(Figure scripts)
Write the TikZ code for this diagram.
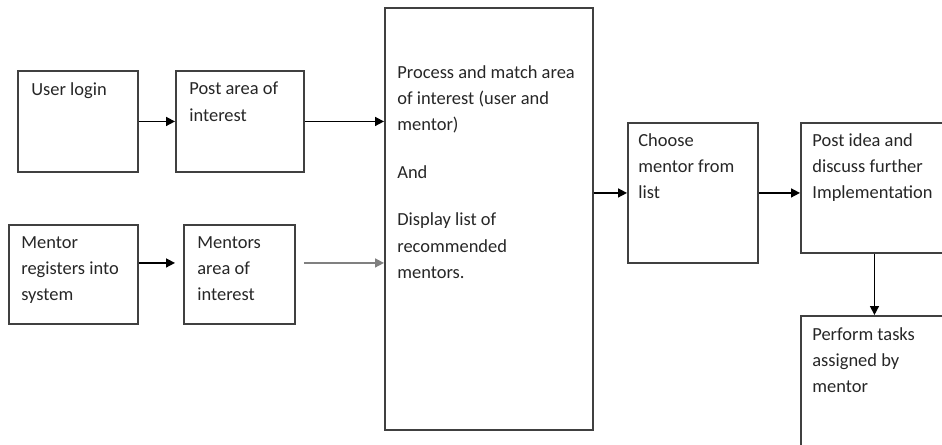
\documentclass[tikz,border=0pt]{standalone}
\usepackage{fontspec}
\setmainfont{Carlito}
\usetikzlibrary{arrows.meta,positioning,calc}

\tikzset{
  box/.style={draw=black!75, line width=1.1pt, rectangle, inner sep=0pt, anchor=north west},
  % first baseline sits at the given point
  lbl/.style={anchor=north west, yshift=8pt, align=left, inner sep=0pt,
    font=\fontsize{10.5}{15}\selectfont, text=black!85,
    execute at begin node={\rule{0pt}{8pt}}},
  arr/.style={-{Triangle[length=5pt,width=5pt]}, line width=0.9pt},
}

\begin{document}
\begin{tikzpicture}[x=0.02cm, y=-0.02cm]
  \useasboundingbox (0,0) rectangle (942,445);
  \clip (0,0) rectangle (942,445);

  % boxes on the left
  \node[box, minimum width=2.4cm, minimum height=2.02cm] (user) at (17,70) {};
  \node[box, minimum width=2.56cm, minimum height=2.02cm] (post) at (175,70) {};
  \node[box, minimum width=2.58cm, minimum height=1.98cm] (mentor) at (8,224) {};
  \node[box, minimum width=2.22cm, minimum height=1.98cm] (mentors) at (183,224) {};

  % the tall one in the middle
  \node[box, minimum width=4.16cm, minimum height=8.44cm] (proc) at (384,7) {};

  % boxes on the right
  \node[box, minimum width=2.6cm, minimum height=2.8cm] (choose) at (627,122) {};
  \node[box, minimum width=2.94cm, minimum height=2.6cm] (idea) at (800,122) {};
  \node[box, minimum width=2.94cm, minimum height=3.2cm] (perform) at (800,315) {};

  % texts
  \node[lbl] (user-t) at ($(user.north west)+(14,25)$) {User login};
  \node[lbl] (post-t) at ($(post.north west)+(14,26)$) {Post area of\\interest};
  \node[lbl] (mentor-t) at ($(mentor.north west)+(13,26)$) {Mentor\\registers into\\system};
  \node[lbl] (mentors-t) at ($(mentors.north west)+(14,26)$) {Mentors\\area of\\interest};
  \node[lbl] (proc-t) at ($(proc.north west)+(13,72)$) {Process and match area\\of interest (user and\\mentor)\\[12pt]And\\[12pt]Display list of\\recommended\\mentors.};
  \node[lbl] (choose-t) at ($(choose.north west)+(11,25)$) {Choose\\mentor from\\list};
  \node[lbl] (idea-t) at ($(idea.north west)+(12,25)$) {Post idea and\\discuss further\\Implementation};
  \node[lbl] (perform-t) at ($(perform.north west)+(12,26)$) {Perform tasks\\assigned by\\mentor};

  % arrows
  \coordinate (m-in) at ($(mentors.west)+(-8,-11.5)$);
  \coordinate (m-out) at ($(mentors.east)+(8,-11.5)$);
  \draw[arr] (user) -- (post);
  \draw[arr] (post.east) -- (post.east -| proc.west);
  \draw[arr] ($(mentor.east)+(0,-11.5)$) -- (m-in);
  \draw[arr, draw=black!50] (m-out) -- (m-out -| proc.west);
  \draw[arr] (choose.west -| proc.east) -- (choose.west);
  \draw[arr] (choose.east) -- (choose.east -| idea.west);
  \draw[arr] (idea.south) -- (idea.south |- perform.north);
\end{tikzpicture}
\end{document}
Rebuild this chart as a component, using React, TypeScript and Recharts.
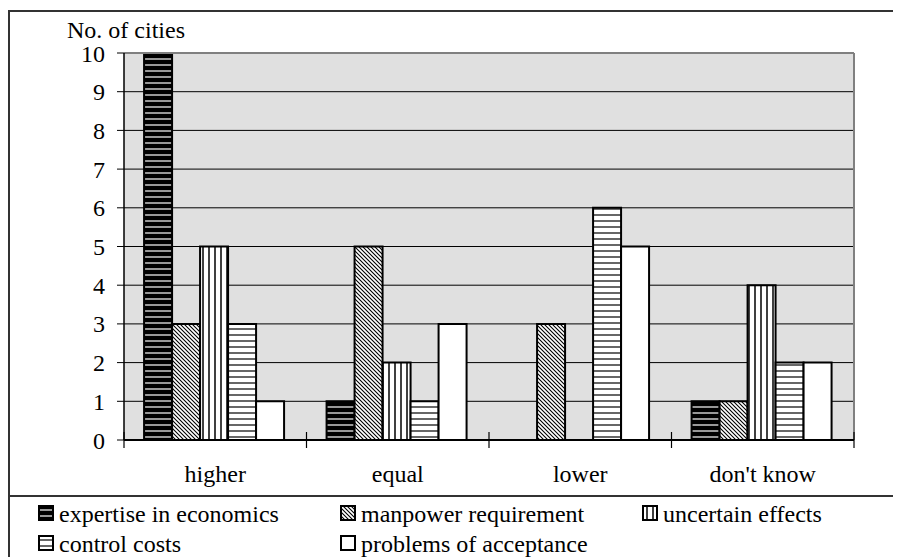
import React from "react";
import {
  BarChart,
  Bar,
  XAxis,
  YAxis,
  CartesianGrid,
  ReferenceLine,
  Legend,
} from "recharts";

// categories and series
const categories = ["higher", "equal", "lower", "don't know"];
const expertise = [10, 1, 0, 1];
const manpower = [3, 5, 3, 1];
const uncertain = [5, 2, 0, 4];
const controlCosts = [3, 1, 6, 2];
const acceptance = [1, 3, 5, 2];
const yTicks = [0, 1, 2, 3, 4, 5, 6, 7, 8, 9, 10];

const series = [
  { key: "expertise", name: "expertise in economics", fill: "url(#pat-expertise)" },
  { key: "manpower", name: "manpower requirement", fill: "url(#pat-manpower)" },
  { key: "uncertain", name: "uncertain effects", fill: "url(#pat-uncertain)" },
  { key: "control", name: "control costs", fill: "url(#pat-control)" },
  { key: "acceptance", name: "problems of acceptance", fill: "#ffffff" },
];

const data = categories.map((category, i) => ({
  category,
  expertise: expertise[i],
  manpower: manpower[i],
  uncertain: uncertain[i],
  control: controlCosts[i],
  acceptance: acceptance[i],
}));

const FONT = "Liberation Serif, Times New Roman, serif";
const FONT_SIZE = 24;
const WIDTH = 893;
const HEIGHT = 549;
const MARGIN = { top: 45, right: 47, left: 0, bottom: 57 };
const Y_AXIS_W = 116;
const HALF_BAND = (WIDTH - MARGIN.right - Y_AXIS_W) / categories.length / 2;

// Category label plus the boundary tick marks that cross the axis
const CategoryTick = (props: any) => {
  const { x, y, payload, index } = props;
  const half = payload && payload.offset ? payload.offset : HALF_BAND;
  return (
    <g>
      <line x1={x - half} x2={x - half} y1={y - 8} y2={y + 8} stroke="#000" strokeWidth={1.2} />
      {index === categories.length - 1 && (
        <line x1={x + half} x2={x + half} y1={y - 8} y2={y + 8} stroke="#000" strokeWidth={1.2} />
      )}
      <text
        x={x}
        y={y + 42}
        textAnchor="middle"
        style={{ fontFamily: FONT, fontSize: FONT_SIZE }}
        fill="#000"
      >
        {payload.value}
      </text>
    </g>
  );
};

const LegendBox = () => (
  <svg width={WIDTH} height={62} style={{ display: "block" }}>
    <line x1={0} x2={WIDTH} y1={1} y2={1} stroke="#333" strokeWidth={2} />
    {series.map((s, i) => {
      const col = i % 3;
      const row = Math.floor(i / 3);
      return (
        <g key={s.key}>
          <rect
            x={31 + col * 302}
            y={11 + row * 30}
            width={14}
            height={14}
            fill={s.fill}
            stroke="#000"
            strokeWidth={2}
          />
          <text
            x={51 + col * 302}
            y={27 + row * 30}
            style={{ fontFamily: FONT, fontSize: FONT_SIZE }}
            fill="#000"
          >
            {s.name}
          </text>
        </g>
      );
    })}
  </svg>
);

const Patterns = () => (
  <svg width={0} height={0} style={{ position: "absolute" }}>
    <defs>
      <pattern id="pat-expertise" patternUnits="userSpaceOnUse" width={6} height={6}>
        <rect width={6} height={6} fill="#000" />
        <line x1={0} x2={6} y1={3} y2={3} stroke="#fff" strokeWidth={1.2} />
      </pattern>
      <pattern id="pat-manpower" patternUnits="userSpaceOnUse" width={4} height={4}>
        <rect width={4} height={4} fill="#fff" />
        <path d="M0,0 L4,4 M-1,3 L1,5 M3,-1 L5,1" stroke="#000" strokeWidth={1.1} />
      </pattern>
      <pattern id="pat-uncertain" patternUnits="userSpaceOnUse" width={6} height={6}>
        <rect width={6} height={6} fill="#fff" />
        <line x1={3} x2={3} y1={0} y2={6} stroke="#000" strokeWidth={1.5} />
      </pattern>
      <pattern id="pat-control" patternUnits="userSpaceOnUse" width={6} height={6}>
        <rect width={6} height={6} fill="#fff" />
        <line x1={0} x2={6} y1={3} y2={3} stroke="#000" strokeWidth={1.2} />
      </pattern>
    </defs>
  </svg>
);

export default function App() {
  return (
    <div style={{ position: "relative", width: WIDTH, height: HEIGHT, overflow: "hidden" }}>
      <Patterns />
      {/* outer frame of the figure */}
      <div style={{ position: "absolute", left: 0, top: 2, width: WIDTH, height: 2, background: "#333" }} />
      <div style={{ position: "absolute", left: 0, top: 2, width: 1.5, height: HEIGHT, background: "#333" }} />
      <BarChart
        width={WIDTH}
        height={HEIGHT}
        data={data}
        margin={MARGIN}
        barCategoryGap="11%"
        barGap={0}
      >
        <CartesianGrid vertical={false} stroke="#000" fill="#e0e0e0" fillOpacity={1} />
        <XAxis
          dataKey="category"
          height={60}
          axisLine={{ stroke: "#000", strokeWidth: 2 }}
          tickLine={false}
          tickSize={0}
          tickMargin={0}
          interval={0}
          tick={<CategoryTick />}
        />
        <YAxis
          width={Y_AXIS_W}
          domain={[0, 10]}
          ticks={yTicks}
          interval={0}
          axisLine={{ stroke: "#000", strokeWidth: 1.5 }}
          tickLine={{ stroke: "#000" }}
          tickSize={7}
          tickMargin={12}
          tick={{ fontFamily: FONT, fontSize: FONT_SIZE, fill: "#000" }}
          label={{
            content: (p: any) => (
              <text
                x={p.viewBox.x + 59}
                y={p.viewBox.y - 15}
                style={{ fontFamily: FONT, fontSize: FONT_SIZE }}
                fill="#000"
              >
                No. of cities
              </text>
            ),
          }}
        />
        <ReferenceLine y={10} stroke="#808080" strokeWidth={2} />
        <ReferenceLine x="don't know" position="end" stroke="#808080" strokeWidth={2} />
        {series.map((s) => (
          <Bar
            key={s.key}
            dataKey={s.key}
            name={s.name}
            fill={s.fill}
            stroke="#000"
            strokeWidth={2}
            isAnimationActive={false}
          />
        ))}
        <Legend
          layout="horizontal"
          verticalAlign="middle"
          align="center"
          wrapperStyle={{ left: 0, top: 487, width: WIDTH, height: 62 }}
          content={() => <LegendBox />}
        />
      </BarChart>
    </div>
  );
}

WORK TO BE COMPLETED: Return each line in the records that holds the string "this".

OUTPUT BELOW:
Write the TikZ code for this diagram.
Rebuild this chart as a component, using React, TypeScript and Recharts.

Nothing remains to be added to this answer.